Modeling of transport phenomena during laser welding process

This dissertation, consisting of three papers, presents the results of research investigations on laser welding of zinc-coated steel sheets and three-dimensional laser keyhole welding by numerical analysis. In the first paper, the mathematical model and numerical techniques are developed to simulate the keyhole formation, zinc vapor formation and zinc vapor escaping processes. In the study, the keyhole is used as an effective way to vent the high-pressure zinc vapor generated at the interface between the two zinc-coated metal sheets. The interaction between the weld pool and the escaping zinc vapor is investigated.
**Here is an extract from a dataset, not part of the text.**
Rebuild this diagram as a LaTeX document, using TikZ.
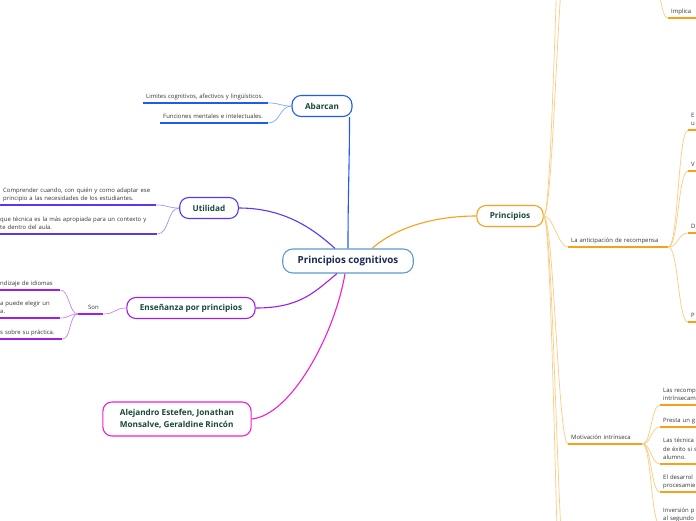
\documentclass[tikz,border=0pt]{standalone}
\usepackage{fontspec}
\setmainfont{Open Sans}
\usepackage{tikz}
\usetikzlibrary{positioning}
\definecolor{bleuciel}{HTML}{5B9BD5}
\definecolor{marine}{HTML}{1B2A52}
\definecolor{vertfonce}{HTML}{17483A}
\definecolor{texte}{HTML}{333333}
\definecolor{bleuvif}{HTML}{1F5BF2}
\definecolor{indigo}{HTML}{5B38EE}
\definecolor{pourpre}{HTML}{A01EE6}
\definecolor{rose}{HTML}{F01ED6}
\definecolor{orangevif}{HTML}{F7A11A}

\begin{document}
\begin{tikzpicture}[x=1pt, y=-1pt,
    racine/.style={draw=bleuciel, line width=1.1pt, rounded corners=10pt, fill=white, text=marine,
      font=\bfseries\fontsize{9.8}{12}\selectfont, minimum height=24pt, inner xsep=15pt},
    branche/.style={draw=#1, line width=1.1pt, rounded corners=9pt, fill=white, text=vertfonce,
      font=\bfseries\fontsize{8.2}{11.5}\selectfont, minimum height=21pt, inner xsep=13pt, align=left},
    feuille/.style={anchor=south west, inner xsep=3pt, inner ysep=1.5pt, align=left, text=texte,
      font=\fontsize{5.95}{8.6}\selectfont},
    trait/.style={draw=#1, line width=1.4pt},
    lien/.style={draw=#1, line width=0.7pt},
    tronc/.style={draw=#1, line width=1.1pt}]
    \useasboundingbox[fill=white] (0,0) rectangle (696,520);
    % Noeuds principaux
    \node[racine] (centre) at (348,261) {Principios cognitivos};
    \node[branche=bleuvif] (abarcan) at (322,106) {Abarcan};
    \node[branche=indigo] (utilidad) at (209,208) {Utilidad};
    \node[branche=pourpre] (ensenanza) at (191,308) {Enseñanza por principios};
    \node[branche=rose, minimum height=34pt, inner xsep=17pt] (auteurs) at (177,419) {Alejandro Estefen, Jonathan\\Monsalve, Geraldine Rincón};
    \node[branche=orangevif] (principios) at (510,216) {Principios};
    % Branches
    \draw[tronc=bleuvif] (centre.north) .. controls +(0,-60) and +(0,50) .. ([xshift=-3pt]abarcan.south east);
    \draw[tronc=indigo] (utilidad.east) .. controls +(45,0) and +(-22,-20) .. ([xshift=-13pt]centre.north);
    \draw[tronc=pourpre] (ensenanza.east) .. controls +(45,0) and +(-22,18) .. ([xshift=-11pt]centre.south);
    \draw[tronc=rose] (auteurs.east) .. controls +(40,-4) and +(-10,60) .. ([xshift=-3pt]centre.south);
    \draw[tronc=orangevif] ([xshift=24pt]centre.north) .. controls +(25,-22) and +(-40,0) .. (principios.west);
    % Feuilles : nom, gauche, droite, y du trait, couleur, texte
    \foreach \nom/\g/\d/\y/\coul/\txt in {
      limites/143/268/103/bleuvif/{Limites cognitivos, afectivos y lingüísticos.},
      fonctions/160/268/123/bleuvif/{Funciones mentales e intelectuales.},
      comprendre/0/156/205/indigo/{Comprender cuando, con quién y como adaptar ese\\principio a las necesidades de los estudiantes.},
      technique/-3/157/234/indigo/{que técnica es la más apropiada para un contexto y\\te dentro del aula.},
      son/78/103/314/pourpre/{\hspace*{7pt}Son},
      idiomas/-3/60/290/pourpre/{ndizaje de idiomas},
      choisir/-3/60/318/pourpre/{a puede elegir un\\a.},
      pratique/-3/62/339/pourpre/{s sobre su práctica.},
      anticipacion/568/668/247/orangevif/{La anticipación de recompensa},
      motivacion/568/642/444/orangevif/{Motivación intrínseca},
      ant1/688/720/130/orangevif/{E\\u},
      ant2/688/720/171/orangevif/{V},
      ant3/688/720/233/orangevif/{D},
      ant4/688/720/322/orangevif/{P},
      mot1/660/720/405/orangevif/{Las recomp\\intrínsecam},
      mot2/660/720/427/orangevif/{Presta un g},
      mot3/660/720/464/orangevif/{Las técnica\\de éxito si s\\alumno.},
      mot4/660/720/492/orangevif/{El desarrol\\procesamie},
      mot5/660/720/525/orangevif/{Inversión p\\al segundo},
      implica/668/720/18/orangevif/{Implica}} {
      \pgfmathsetmacro{\lt}{\d-\g-6}
      \node[feuille, text width=\lt pt] (\nom) at (\g,\y) {\txt\strut};
      \draw[trait=\coul] (\nom.south west) -- (\nom.south east);
    }
    % Liens vers les feuilles
    \foreach \f in {limites, fonctions}
      \draw[lien=bleuvif!55] (abarcan.west) .. controls +(-12,0) and +(12,0) .. (\f.south east);
    \foreach \f in {comprendre, technique}
      \draw[lien=indigo!55] (utilidad.west) .. controls +(-12,0) and +(12,0) .. (\f.south east);
    \draw[lien=pourpre!55] (ensenanza.west) .. controls +(-12,0) and +(12,0) .. (son.south east);
    \foreach \f in {idiomas, choisir, pratique}
      \draw[lien=pourpre!55] (son.south west) .. controls +(-9,0) and +(9,0) .. (\f.south east);
    % Principios : sous-branches hors cadre
    \coordinate (haut1) at (568,-200);
    \coordinate (haut2) at (568,-60);
    \coordinate (bas1) at (568,600);
    \coordinate (bas2) at (568,760);
    \coordinate (origine) at (650,-40);
    \foreach \f in {haut1, haut2, bas1, bas2, anticipacion.south west, motivacion.south west}
      \draw[lien=orangevif!55] (principios.east) .. controls +(10,0) and +(-10,0) .. (\f);
    \foreach \f in {ant1, ant2, ant3, ant4}
      \draw[lien=orangevif!55] (anticipacion.south east) .. controls +(10,0) and +(-10,0) .. (\f.south west);
    \foreach \f in {mot1, mot2, mot3, mot4, mot5}
      \draw[lien=orangevif!55] (motivacion.south east) .. controls +(9,0) and +(-9,0) .. (\f.south west);
    \draw[lien=orangevif!55] (origine) .. controls +(10,0) and +(-10,0) .. (implica.south west);
  \end{tikzpicture}
\end{document}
It is the first comprehensive mathematical model for laser welding of zinc-coated steel sheets.; In the second paper, the aforementioned model is employed to study the defect formation mechanisms in laser welding of zinc-coated steel sheets. Welding defects, such as voids at the root of welded metal, the undercut on the top surface and the bubbles trapped in the weld pool are simulated. The reasons causing these welding defects are given through the studies of the zinc vapor-weld pool interaction and the fluid flow and heat transfer during the keyhole collapse and metal solidification processes.; In the third paper, the aforementioned stationary 2-D model is extended to modeling a 3-D moving laser keyhole welding process. The heat transfer and fluid flow in the welding pool around the keyhole are calculated. Also, the laser induced plasma inside the keyhole due to the Inverse Bremsstrahlung absorption is considered to calculate the temperature distribution inside the keyhole. Energy distribution inside the keyhole is computed by considering the Fresnel absorption and multiple reflections phenomena.